- The Washington Times - Wednesday, August 20, 2003

Crazy Joe, a Customs and Border Protection drug-detector canine, has been named the top service dog in the United States after helping seize more than $13 million in illicit narcotics.

The award, given as a part of an international program known as Paws to Recognize that honors the contributions of professional service dogs, was accepted by Robert C. Bonner, former U.S. Customs Service commissioner who now heads CBP.

Crazy Joe was among six finalists for the award from over 15,000 nominees. The winner was announced yesterday in New York. He and his handler, Canine Enforcement Officer Cindy Grob, will receive a medal today during ceremonies at the Humane Society of the United States in Washington.

“Crazy Joe works with such enthusiasm and perseverance that together we are a very effective team,” said Officer Grob. “Working together, we are trying to make a difference. On his behalf, I want to thank the many people who have recognized both him and his work.”

The other finalists were Roselle, a Labrador retriever who helped guide her blind partner to safety from the 78th floor of the World Trade Center on September 11; Jake, a Labrador retriever who helped search the World Trade Center for survivors; Remington, a Labrador retriever who assists U.S. Capitol Police search for explosives; Zorra, a mixed-breed dog who helps therapy patients at a Virginia hospital; and Peekaboo, a papillon who helped her owner pursue a career.

Crazy Joe, a male yellow Labrador retriever, began his law enforcement career in 1998 with the U.S. Customs Service. He was selected as the winner in the contest not only because of his numerous narcotics seizures and contributions to the education of children, but also because he, like many of the CBP canines, came to the agency from an animal shelter.

Mr. Bonner said Crazy Joe began his law enforcement career at Washington Dulles International Airport, with his first partner, Canine Enforcement Officer David Snyder. He was credited with sniffing out 17 pounds of marijuana hidden in a cardboard box with cellophane and black pepper; 531 grams of crack cocaine and 54 grams of marijuana inside a closet wall at a private residence; and 683 grams of crack cocaine and 199 grams of marijuana hidden in two vehicles.
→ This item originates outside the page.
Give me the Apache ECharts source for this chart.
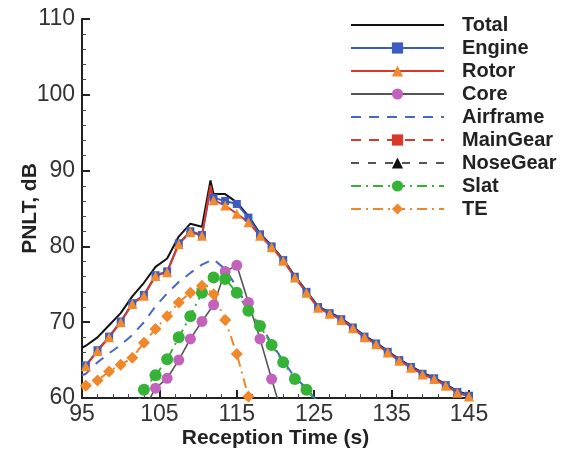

In 2001, Crazy Joe returned to the Canine Enforcement Training Center in Front Royal, Va., and was the focus of attention by holding the position of “demo” dog. He participated in numerous demonstrations throughout Washington and Virginia, spreading the message to schoolchildren about the dangers of narcotics. Last year, after completing his tour of duty at the training center, he was assigned to Officer Grob and the pair was sent to John F. Kennedy International Airport in New York.

Mr. Bonner said Officer Grob and Crazy Joe have since made numerous narcotic seizures, including 2,854 grams of cocaine concealed in a false-bottom suitcase that resulted in five arrests; 1,054 grams of cocaine in the belly of an aircraft; 1,790.1 grams of heroin in a false-bottom suitcase, leading to the discovery of a passenger who swallowed 76 pellets of heroin; and two suitcases containing coat jackets lined with 1,238 grams of heroin.

He said Crazy Joe’s most recent seizure was 17 pounds of cocaine found in a false-bottom suitcase, which also contained three cheese cans of cocaine.

“The smugglers have attempted to conceal the odor of the smuggled narcotics from Crazy Joe, but even through the odor of hot peppers, mothballs, duct tape, molasses, cellophane and black pepper, Crazy Joe has proven he is definitely ‘top dog’ when it comes to discovering narcotics,” Mr. Bonner said. “He’s crazy like a fox.”

Crazy Joe will have his paw prints enshrined in cement, creating a Canine World Heroes Walk of Fame.